The talking point at the end of this game is probably going to end up being UConn’s decision not to foul Syracuse with 36 seconds left on the clock. Trevor Cooney dribbled out the clock and, with six seconds left, missed a 35-foot prayer, the offensive rebound getting corralled by Tyler Roberson, sealing the win.

But that’s not the real story here.

That would be Tyler Lydon, who suddenly looks like he may end up being the difference maker for this Syracuse team.

If you don’t know the name, I don’t blame you. Lydon was a low-end top 100 recruit that had been committed to the Orange for a long time. He’s not exactly a game-changing prospect, but he’s a perfect fit for Syracuse. At 6-foot-9, Lydon has the length to be a shot-blocker in the middle of the 2-3 zone — he entered Thursday averaging 3.3 blocks — but his biggest skill is his ability to shoot the ball from beyond the arc. When he plays the middle of that zone, when he is essentially the five for the Orange, they become incredibly difficult to matchup with defensively.

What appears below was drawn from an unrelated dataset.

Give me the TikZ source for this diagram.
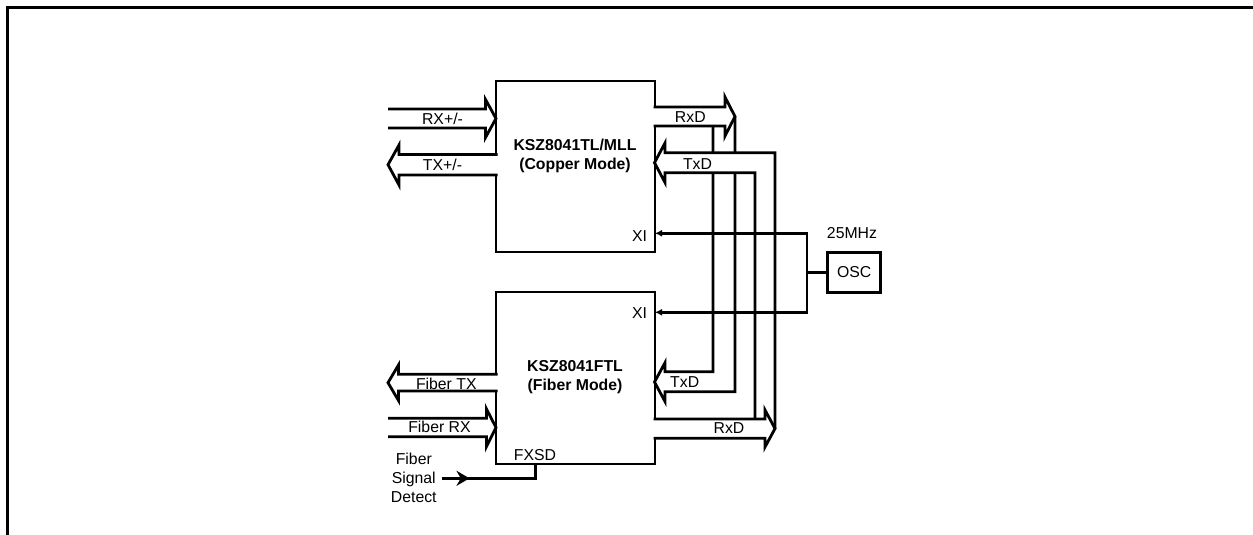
\documentclass[tikz,border=0pt]{standalone}
\usepackage{fontspec}
\setmainfont{Liberation Sans}
\usetikzlibrary{arrows.meta}

\begin{document}
\begin{tikzpicture}[x=1pt,y=-1pt,line width=2.8pt,
  chip/.style={draw,minimum width=159pt,inner sep=0pt,outer sep=0pt},
  lbl/.style={inner sep=0pt,font=\fontsize{15.8}{19}\selectfont},
  ttl/.style={lbl,align=center,font=\fontsize{15.8}{19}\selectfont\bfseries},
  bus/.style={draw,fill=white},
  clk/.style={-{Latex[length=7pt,width=7pt]}}]
\useasboundingbox (0,0) rectangle (1253,535);
% frame
\draw[line width=2.3pt] (7.5,535) -- (7.5,7.5) -- (1253,7.5);

% the two PHYs and the oscillator
\node[chip,minimum height=171pt] (cu) at (575.5,166.5) {};
\node[chip,minimum height=172pt] (fi) at (575.5,378) {};
\node[draw,lbl,minimum width=53pt,minimum height=39.6pt] (osc) at (854.2,272.5) {OSC};

% copper side
\filldraw[bus] (388,109) -- (485.5,109) -- (485.5,99.5) -- (496,118.5) -- (485.5,137.5) -- (485.5,128) -- (388,128);
\filldraw[bus] (497.5,154.5) -- (399,154.5) -- (399,145) -- (388,164.7) -- (399,185) -- (399,175) -- (497.5,175);
% fiber side
\filldraw[bus] (497.5,374.3) -- (398.5,374.3) -- (398.5,365) -- (388,382.7) -- (398.5,400.5) -- (398.5,391) -- (497.5,391);
\filldraw[bus] (388,418.3) -- (486.5,418.3) -- (486.5,409) -- (496,427.5) -- (486.5,446.5) -- (486.5,436.7) -- (388,436.7);

% copper RxD -> fiber TxD
\filldraw[bus] (653.6,107) -- (725,107) -- (725,97) -- (735,116.5) -- (725,136) -- (725,126) -- (653.6,126);
\draw (735,116.5) -- (735,391.7) -- (665,391.7) -- (665,401.5) -- (654.5,382) -- (665,362.7) -- (665,371.7) -- (713,371.7) -- (713,126);

% fiber RxD -> copper TxD
\filldraw[bus] (653.6,419) -- (765,419) -- (765,410) -- (775,428.6) -- (765,447) -- (765,438.3) -- (653.6,438.3);
\fill[white] (665,152.7) rectangle (775,172.7);
\draw (775,428.6) -- (775,152.7) -- (665,152.7) -- (665,143) -- (654.5,162.7) -- (665,182.5) -- (665,172.7) -- (755,172.7) -- (755,419);

% clock
\coordinate (jct) at (807,272.5);
\draw (osc.west) -- (jct);
\draw[clk] (jct) |- (cu.east |- 0,233.3);
\draw[clk] (jct) |- (fi.east |- 0,312.3);
\node[lbl] (mhz) at (852,233) {25MHz};

% signal detect
\coordinate (sdin) at (441.7,478.3);
\draw (535.7,464) |- (sdin);
\draw[-{Stealth[length=13pt,width=15pt]}] (sdin) -- (469.5,478.3);
\node[lbl,align=center] (sd) at (413.8,478) {Fiber\\Signal\\Detect};

% labels
\node[ttl] (cuname) at (575,156) {KSZ8041TL/MLL\\(Copper Mode)};
\node[ttl] (finame) at (575,377.2) {KSZ8041FTL\\(Fiber Mode)};
\node[lbl,anchor=east] (xicu) at (648.5,236) {XI};
\node[lbl,anchor=east] (xifi) at (648.5,313.3) {XI};
\node[lbl] (fxsd) at (535,455) {FXSD};
\node[lbl] at (442.5,119) {RX+/-};
\node[lbl] at (442.5,165) {TX+/-};
\node[lbl] at (446.3,384) {Fiber TX};
\node[lbl] at (439.5,427.3) {Fiber RX};
\node[lbl] at (690.3,117.3) {RxD};
\node[lbl] at (697.5,164.3) {TxD};
\node[lbl] at (684.7,382.3) {TxD};
\node[lbl] at (729,428.3) {RxD};
\end{tikzpicture}
\end{document}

The question is whether or not he can consistently be that guy on the defensive end of the floor. Against UConn, Lydon had 16 points and 12 boards. Against Charlotte, he finished with 18 points, eight boards and six blocks. But neither the Huskies nor the 49ers have a big front line that crashes the offensive glass.

Lydon is great at using his length to make shots in the lane difficult, but at (a generous) 205 pounds, he may run into trouble against bigger, stronger front court players.

The perfect test?

Texas A&M, who the Orange will play in the title game on Friday.